For the most part, I chose to stay out of the Georgia flag debate because, like a lot of people, both black and white, I believed there were more important issues to be concerned over.
But because the flag controversy still has not been resolved in some people's minds, I feel compelled to give my two cents on the issue.
First of all, I don't deny the sincerity of those who link the Confederate battle flag to their Southern heritage, though many still refuse to acknowledge the intent behind the Legislature's decision in 1956 to incorporate the Southern Cross in the banner's design.
What I don't comprehend is why these same people can't understand why many blacks find that flag so offensive.
Let me share an incident that may help explain why some blacks feel this way.
On Jan. 17, 1987, civil rights activist Hosea Williams and a group of other protesters were attacked by bottle- and rock-throwing thugs in Forsyth County, Ga., because they had the audacity to attempt a march to Cumming, the county seat, to draw attention to Forsyth's unwritten whites-only policy. The attack forced Mr. Williams' group to flee for their lives.
The incident drew national attention and upset many people, including myself. When Mr. Williams promised to return a week later, I was determined to be with him. Little did I know that more than 20,000 other people from across the country and of all races had made the same determination.
The march back to Forsyth County turned out to be one of the biggest civil rights rallies in this country's history. Buses carrying the marchers stretched for miles down Interstate 85 in a three-hour trip from Atlanta that normally would have taken about an hour.
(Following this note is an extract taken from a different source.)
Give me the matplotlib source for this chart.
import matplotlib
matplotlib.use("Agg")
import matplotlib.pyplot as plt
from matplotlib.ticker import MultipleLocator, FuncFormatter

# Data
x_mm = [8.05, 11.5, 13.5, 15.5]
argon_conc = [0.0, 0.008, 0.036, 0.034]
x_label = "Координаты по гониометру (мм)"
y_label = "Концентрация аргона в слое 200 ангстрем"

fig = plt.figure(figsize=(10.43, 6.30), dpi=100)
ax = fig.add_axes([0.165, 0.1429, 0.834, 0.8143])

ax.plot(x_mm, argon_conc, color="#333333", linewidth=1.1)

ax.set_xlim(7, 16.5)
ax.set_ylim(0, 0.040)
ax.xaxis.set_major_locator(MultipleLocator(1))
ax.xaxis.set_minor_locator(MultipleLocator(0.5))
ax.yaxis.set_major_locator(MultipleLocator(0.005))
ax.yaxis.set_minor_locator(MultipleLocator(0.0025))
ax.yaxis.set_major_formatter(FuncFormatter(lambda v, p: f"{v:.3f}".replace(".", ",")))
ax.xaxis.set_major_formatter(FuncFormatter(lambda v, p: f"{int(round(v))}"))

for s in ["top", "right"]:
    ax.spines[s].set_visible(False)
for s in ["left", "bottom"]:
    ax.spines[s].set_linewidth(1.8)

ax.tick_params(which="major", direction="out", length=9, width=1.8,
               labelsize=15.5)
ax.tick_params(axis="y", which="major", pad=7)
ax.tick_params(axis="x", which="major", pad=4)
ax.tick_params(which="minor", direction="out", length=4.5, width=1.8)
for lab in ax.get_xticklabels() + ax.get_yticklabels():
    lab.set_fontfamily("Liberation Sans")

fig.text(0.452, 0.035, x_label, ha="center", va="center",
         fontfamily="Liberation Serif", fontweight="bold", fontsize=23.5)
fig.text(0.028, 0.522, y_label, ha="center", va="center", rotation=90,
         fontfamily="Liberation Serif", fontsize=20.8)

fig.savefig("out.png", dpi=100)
The buses unloaded along the interstate near the on-ramp to Cumming. On the bus we were told not to respond to any racial slurs that we could expect to be hurled our way. Thankfully, about 3,000 Georgia National Guard, state and local police were on hand to keep the peace.
After lining up arm-in-arm, we proceeded to march toward the town. From our vantage point we couldn't see anything, until we came up the on-ramp.
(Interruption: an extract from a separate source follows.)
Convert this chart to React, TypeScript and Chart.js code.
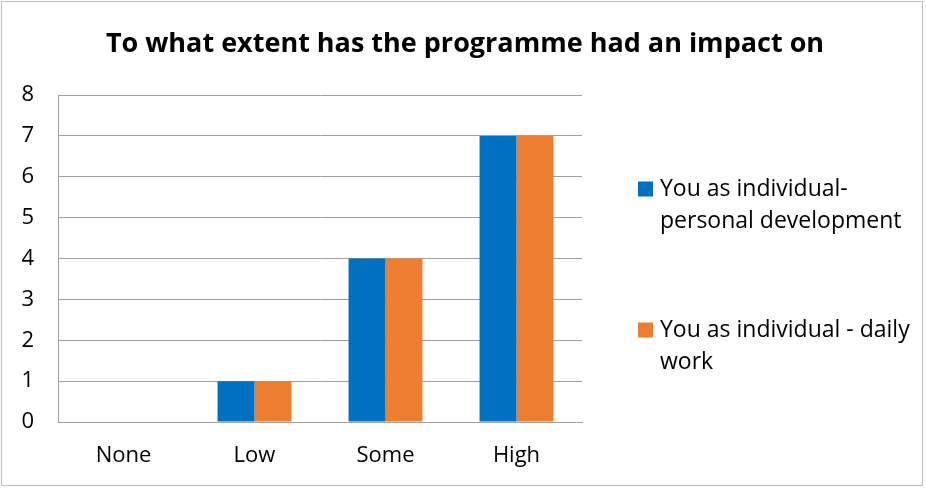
import React, { useEffect, useRef } from "react";
import { Chart, registerables } from "chart.js";

Chart.register(...registerables);

const TITLE = "To what extent has the programme had an impact on";
const categories = ["None", "Low", "Some", "High"];
const seriesNames = [
  ["You as individual-", "personal development"],
  ["You as individual - daily", "work"],
];
const personalDevelopment = [0, 1, 4, 7];
const dailyWork = [0, 1, 4, 7];
const yTicks = [0, 1, 2, 3, 4, 5, 6, 7, 8];
const colors = ["#0070C0", "#ED7D31"];

const FONT = "'Open Sans', 'DejaVu Sans', sans-serif";

const framePlugin = {
  id: "frame",
  beforeDraw(chart: any) {
    const ctx = chart.ctx;
    ctx.save();
    ctx.fillStyle = "#ffffff";
    ctx.fillRect(0, 0, chart.width, chart.height);
    ctx.strokeStyle = "#bfbfbf";
    ctx.lineWidth = 1;
    ctx.strokeRect(1.5, 1.5, chart.width - 5, chart.height - 4);
    ctx.restore();
  },
};

const titlePlugin = {
  id: "centeredTitle",
  afterDraw(chart: any) {
    const ctx = chart.ctx;
    ctx.save();
    ctx.font = `bold 27px ${FONT}`;
    ctx.fillStyle = "#000000";
    ctx.textAlign = "center";
    ctx.textBaseline = "middle";
    ctx.fillText(TITLE, chart.width / 2 + 2, 44);
    ctx.restore();
  },
};

const legendPlugin = {
  id: "wrapLegend",
  afterDraw(chart: any) {
    const ctx = chart.ctx;
    const area = chart.chartArea;
    const x = area.right + 56;
    const starts = [area.top + 94, area.top + 235];
    ctx.save();
    ctx.font = `23px ${FONT}`;
    ctx.textBaseline = "middle";
    ctx.textAlign = "left";
    chart.data.datasets.forEach((ds: any, i: number) => {
      const lines: string[] = seriesNames[i];
      const y0 = starts[i];
      ctx.fillStyle = ds.backgroundColor;
      ctx.fillRect(x, y0 - 7.5, 15, 15);
      ctx.fillStyle = "#000000";
      lines.forEach((ln, j) => {
        ctx.fillText(ln, x + 22, y0 + j * 32);
      });
    });
    ctx.restore();
  },
};

export default function App() {
  const ref = useRef<HTMLCanvasElement>(null);
  useEffect(() => {
    document.body.style.margin = "0";
    const chart = new Chart(ref.current!, {
      type: "bar",
      data: {
        labels: categories,
        datasets: [
          {
            label: seriesNames[0].join(" "),
            data: personalDevelopment,
            backgroundColor: colors[0],
            categoryPercentage: 0.564,
            barPercentage: 1,
          },
          {
            label: seriesNames[1].join(" "),
            data: dailyWork,
            backgroundColor: colors[1],
            categoryPercentage: 0.564,
            barPercentage: 1,
          },
        ],
      },
      options: {
        animation: false,
        responsive: false,
        devicePixelRatio: 1,
        layout: { padding: { left: 0, right: 344, top: 95, bottom: 0 } },
        plugins: {
          legend: { display: false },
          tooltip: { enabled: false },
          title: { display: false },
        },
        scales: {
          x: {
            grid: { display: false, drawTicks: false },
            border: { display: true, color: "#a0a0a0" },
            ticks: { color: "#000000", font: { family: FONT, size: 22 }, padding: 21 },
            afterFit(scale: any) {
              scale.height = 66;
            },
          },
          y: {
            min: 0,
            max: 8,
            afterBuildTicks(scale: any) {
              scale.ticks = yTicks.map((v) => ({ value: v }));
            },
            grid: { color: "#a0a0a0", drawTicks: false },
            border: { display: true, color: "#a0a0a0" },
            ticks: { color: "#000000", font: { family: FONT, size: 22 }, padding: 24 },
            afterFit(scale: any) {
              scale.width = 58;
            },
          },
        },
      },
      plugins: [framePlugin, titlePlugin, legendPlugin],
    });
    return () => chart.destroy();
  }, []);
  return <canvas ref={ref} width={926} height={488} style={{ display: "block" }} />;
}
Once we did, we saw that the road leading to Cumming was lined on both sides with Ku Klux Klan members in their robes and just ordinary whites who were not happy with what we were doing.
But what I noticed as much as the racist names we were being called were the Confederate flags these hate-filled people were waving.
They were making it clear that this flag was a symbol of how they felt about us.
What I didn't see were any Sons or Daughters of the Confederacy protesting against these people who were using the flag they love as a symbol of racist hate.
I think most blacks could better appreciate the position of flag supporters if they had, through the years, stepped up and demanded that their flag not be co-opted as a symbol of hate by racist groups such as the Klan.